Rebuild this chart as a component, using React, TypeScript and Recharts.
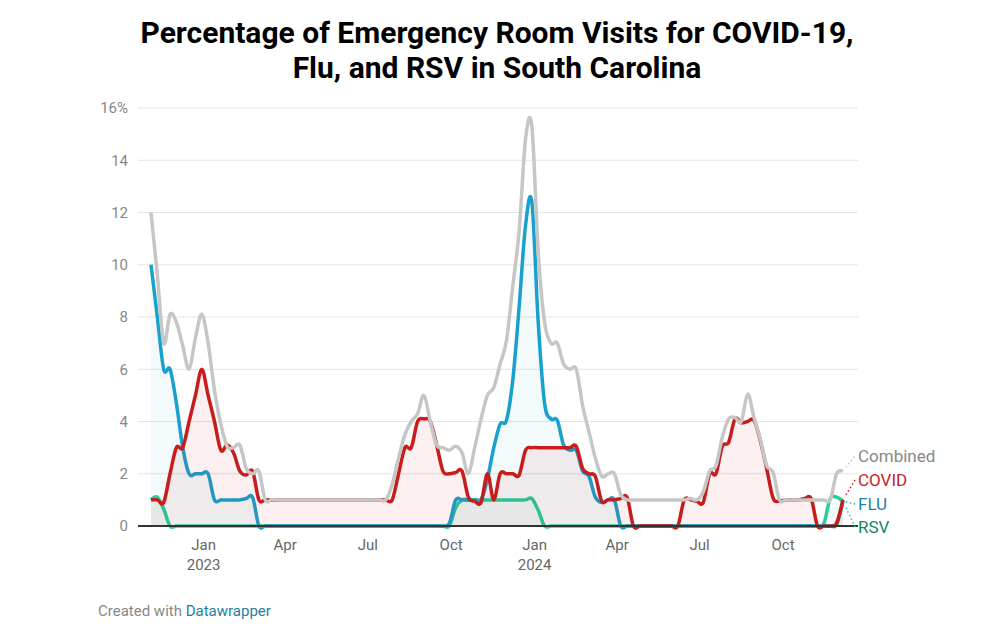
import React from 'react';
import { ComposedChart, Area, Line, XAxis, YAxis, CartesianGrid, ReferenceLine } from 'recharts';

// Weekly data, first week ending early Nov 2022
const START = Date.UTC(2022, 10, 4);
const DAY = 86400000;
const WEEK = 7 * DAY;

const combined = [
  12, 9.6, 7, 8.1, 7.8, 6.9, 6, 7.2, 8.1, 7,
  5.2, 3.9, 3.05, 3.0, 3.1, 2.2, 2.0, 2.1, 1, 1,
  1, 1, 1, 1, 1, 1, 1, 1, 1, 1,
  1, 1, 1, 1, 1, 1, 1, 1, 1.6, 2.6,
  3.5, 4, 4.3, 5, 4, 3.1, 3, 2.9, 3.05, 2.8,
  2.0, 3.0, 4.1, 5, 5.3, 6.2, 7.1, 9.2, 11.3, 14.8,
  15.3, 10.5, 7.8, 7.0, 7.0, 6.2, 6.0, 6.0, 4.6, 3.6,
  2.6, 1.9, 2.0, 2.0, 1.2, 1, 1, 1, 1, 1,
  1, 1, 1, 1, 1, 1.05, 1, 1.3, 2.1, 2.3,
  3.4, 4.1, 4.15, 4.0, 5.05, 4.15, 3.3, 2.3, 2.05, 1.0,
  1, 1, 1, 1, 1, 1, 1, 1, 2.0, 2.1,
];

const covid = [
  1, 1, 0.9, 2, 3, 3, 4, 5, 6, 5,
  4, 2.9, 3.1, 2.8, 2.1, 1.95, 2.1, 1, 1, 1,
  1, 1, 1, 1, 1, 1, 1, 1, 1, 1,
  1, 1, 1, 1, 1, 1, 1, 1, 1, 2,
  3, 3, 4, 4.1, 4, 3.1, 2.1, 2, 2.05, 2.1,
  1.1, 0.95, 0.9, 2, 1, 2, 2, 2, 1.95, 2.9,
  3, 3, 3, 3, 3, 3, 3, 3.05, 2.2, 2,
  1.9, 0.95, 1, 1, 1.05, 1.1, 0, 0, 0, 0,
  0, 0, 0, 0, 1, 1, 0.95, 0.9, 2, 2,
  3.05, 3.2, 4.1, 3.95, 4, 4.05, 3.25, 2.2, 1.07, 0.95,
  1, 1, 1, 1.05, 1.05, 0, 0, 0, 0.1, 1,
];

const flu = [
  10, 8, 6, 6, 4.7, 3, 2, 2, 2, 2,
  1, 1, 1, 1, 1, 1.05, 1.1, 0, 0, 0,
  0, 0, 0, 0, 0, 0, 0, 0, 0, 0,
  0, 0, 0, 0, 0, 0, 0, 0, 0, 0,
  0, 0, 0, 0, 0, 0, 0, 0.1, 1, 1,
  1, 1, 1, 1.8, 3, 3.9, 4.05, 5.6, 8.4, 11.5,
  12.4, 7.8, 4.7, 4.1, 4.05, 3.1, 2.9, 2.9, 2.1, 1.9,
  1.1, 0.9, 1, 1, 0, 0, 0, 0, 0, 0,
  0, 0, 0, 0, 0, 0, 0, 0, 0, 0,
  0, 0, 0, 0, 0, 0, 0, 0, 0, 0,
  0, 0, 0, 0, 0, 0, 0, 0, 0.05, 0.95,
];

const rsv = [
  1, 1.1, 0.65, 0, 0, 0, 0, 0, 0, 0,
  0, 0, 0, 0, 0, 0, 0, 0, 0, 0,
  0, 0, 0, 0, 0, 0, 0, 0, 0, 0,
  0, 0, 0, 0, 0, 0, 0, 0, 0, 0,
  0, 0, 0, 0, 0, 0, 0, 0, 0.7, 1,
  1, 1, 1, 1, 1, 1, 1, 1, 1, 1,
  1.05, 0.6, 0, 0, 0, 0, 0, 0, 0, 0,
  0, 0, 0, 0, 0, 0, 0, 0, 0, 0,
  0, 0, 0, 0, 0, 0, 0, 0, 0, 0,
  0, 0, 0, 0, 0, 0, 0, 0, 0, 0,
  0, 0, 0, 0, 0, 0, 0.1, 1.05, 1.1, 0.95,
];

const yTicks = [0, 2, 4, 6, 8, 10, 12, 14, 16];
const xTickMonths: [number, number][] = [
  [2023, 0], [2023, 3], [2023, 6], [2023, 9],
  [2024, 0], [2024, 3], [2024, 6], [2024, 9],
];
const monthNames = ['Jan', 'Feb', 'Mar', 'Apr', 'May', 'Jun', 'Jul', 'Aug', 'Sep', 'Oct', 'Nov', 'Dec'];

const data = combined.map((c, i) => ({
  date: START + i * WEEK,
  combined: c,
  covid: covid[i],
  flu: flu[i],
  rsv: rsv[i],
}));
const LAST = data.length - 1;
const xTicks = xTickMonths.map(([y, m]) => Date.UTC(y, m, 1));
const xDomain = [START - 14.34 * DAY, START - 14.34 * DAY + 794 * DAY];

// d3-style cardinal curve (tension 0)
function cardinal(context: any) {
  const k = 1 / 6;
  let x0 = NaN, y0 = NaN, x1 = NaN, y1 = NaN, x2 = NaN, y2 = NaN, pt = 0;
  let ln: number = NaN;
  const bez = (x: number, y: number) => {
    context.bezierCurveTo(
      x1 + k * (x2 - x0), y1 + k * (y2 - y0),
      x2 + k * (x1 - x), y2 + k * (y1 - y),
      x2, y2,
    );
  };
  return {
    areaStart() { ln = 0; },
    areaEnd() { ln = NaN; },
    lineStart() { x0 = x1 = x2 = y0 = y1 = y2 = NaN; pt = 0; },
    lineEnd() {
      switch (pt) {
        case 2: context.lineTo(x2, y2); break;
        case 3: bez(x1, y1); break;
      }
      if (ln || (ln !== 0 && pt === 1)) context.closePath();
      ln = 1 - ln;
    },
    point(xx: number, yy: number) {
      const x = +xx, y = +yy;
      switch (pt) {
        case 0: pt = 1; if (ln) context.lineTo(x, y); else context.moveTo(x, y); break;
        case 1: pt = 2; x1 = x; y1 = y; break;
        case 2: pt = 3; bez(x, y); break;
        default: bez(x, y); break;
      }
      x0 = x1; x1 = x2; x2 = x;
      y0 = y1; y1 = y2; y2 = y;
    },
  };
}

const FONT = 'Roboto, "Noto Sans", sans-serif';
const LW = 3.5;

const makeEndLabel = (text: string, lineColor: string, textColor: string, labelY: number) => (props: any) => {
  const { x, y, index } = props;
  if (index !== LAST || x == null || y == null) return null;
  const lx = 855;
  const sx = x + (lx - x) * 0.25;
  const sy = y + (labelY - y) * 0.25;
  return (
    <g>
      <line x1={sx} y1={sy} x2={lx} y2={labelY} stroke={lineColor} strokeWidth={1.5} strokeDasharray="1.5 2.5" />
      <text x={858} y={labelY} dy="0.36em" fill={textColor} fontSize={17} fontFamily={FONT}>{text}</text>
    </g>
  );
};

const XTick = (props: any) => {
  const { x, y, payload } = props;
  const d = new Date(payload.value);
  const m = d.getUTCMonth();
  return (
    <g>
      <text x={x} y={y} dy={16} textAnchor="middle" fill="#666" fontSize={15} fontFamily={FONT}>{monthNames[m]}</text>
      {m === 0 && (
        <text x={x} y={y} dy={36} textAnchor="middle" fill="#666" fontSize={15} fontFamily={FONT}>{d.getUTCFullYear()}</text>
      )}
    </g>
  );
};

export default function App() {
  return (
    <div style={{ position: 'absolute', left: 0, top: 0, width: 1000, height: 631, background: '#fff', fontFamily: FONT }}>
      <div style={{ position: 'absolute', top: 15, left: 0, width: 994, textAlign: 'center', fontWeight: 700, fontSize: 30, lineHeight: '35px', color: '#000' }}>
        Percentage of Emergency Room Visits for COVID-19,<br />Flu, and RSV in South Carolina
      </div>
      <div style={{ position: 'absolute', top: 0, left: 0 }}>
        <ComposedChart width={1000} height={631} data={data} margin={{ top: 108, right: 142, bottom: 75, left: 98 }}>
          <CartesianGrid vertical={false} stroke="#e4e4e4" strokeWidth={1} />
          <XAxis
            dataKey="date"
            type="number"
            domain={xDomain}
            ticks={xTicks}
            allowDataOverflow
            axisLine={false}
            tickLine={false}
            height={30}
            tick={<XTick />}
            interval={0}
          />
          <YAxis
            type="number"
            domain={[0, 16]}
            ticks={yTicks}
            width={40}
            axisLine={false}
            tickLine={false}
            tickMargin={4}
            interval={0}
            tick={{ fill: '#888', fontSize: 15, fontFamily: FONT }}
            tickFormatter={(v: number) => (v === 16 ? '16%' : String(v))}
          />
          <Line
            dataKey="combined"
            type={cardinal as any}
            stroke="#c6c6c6"
            strokeWidth={LW}
            dot={false}
            activeDot={false}
            isAnimationActive={false}
            label={makeEndLabel('Combined', '#c6c6c6', '#888', 456)}
          />
          <Area
            dataKey="rsv"
            type={cardinal as any}
            stroke="#26cf9c"
            strokeWidth={LW}
            fill="#26cf9c"
            fillOpacity={0.05}
            dot={false}
            activeDot={false}
            isAnimationActive={false}
            label={makeEndLabel('RSV', '#26cf9c', '#12875f', 527)}
          />
          <Area
            dataKey="flu"
            type={cardinal as any}
            stroke="#18a1cd"
            strokeWidth={LW}
            fill="#18a1cd"
            fillOpacity={0.05}
            dot={false}
            activeDot={false}
            isAnimationActive={false}
            label={makeEndLabel('FLU', '#18a1cd', '#1a7fb0', 504)}
          />
          <Area
            dataKey="covid"
            type={cardinal as any}
            stroke="#c71e1d"
            strokeWidth={LW}
            fill="#c71e1d"
            fillOpacity={0.07}
            dot={false}
            activeDot={false}
            isAnimationActive={false}
            label={makeEndLabel('COVID', '#c71e1d', '#c71e1d', 480)}
          />
          <ReferenceLine y={0} stroke="#333" strokeWidth={2} />
        </ComposedChart>
      </div>
      <div style={{ position: 'absolute', left: 98, top: 602, fontSize: 15, color: '#888' }}>
        Created with <span style={{ color: '#1d81a2' }}>Datawrapper</span>
      </div>
    </div>
  );
}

★ ★ ★ ★

Given request: Pull every line containing "React" from the data.

Response for this exercise:
Rebuild this chart as a component, using React, TypeScript and Recharts.
import React from 'react';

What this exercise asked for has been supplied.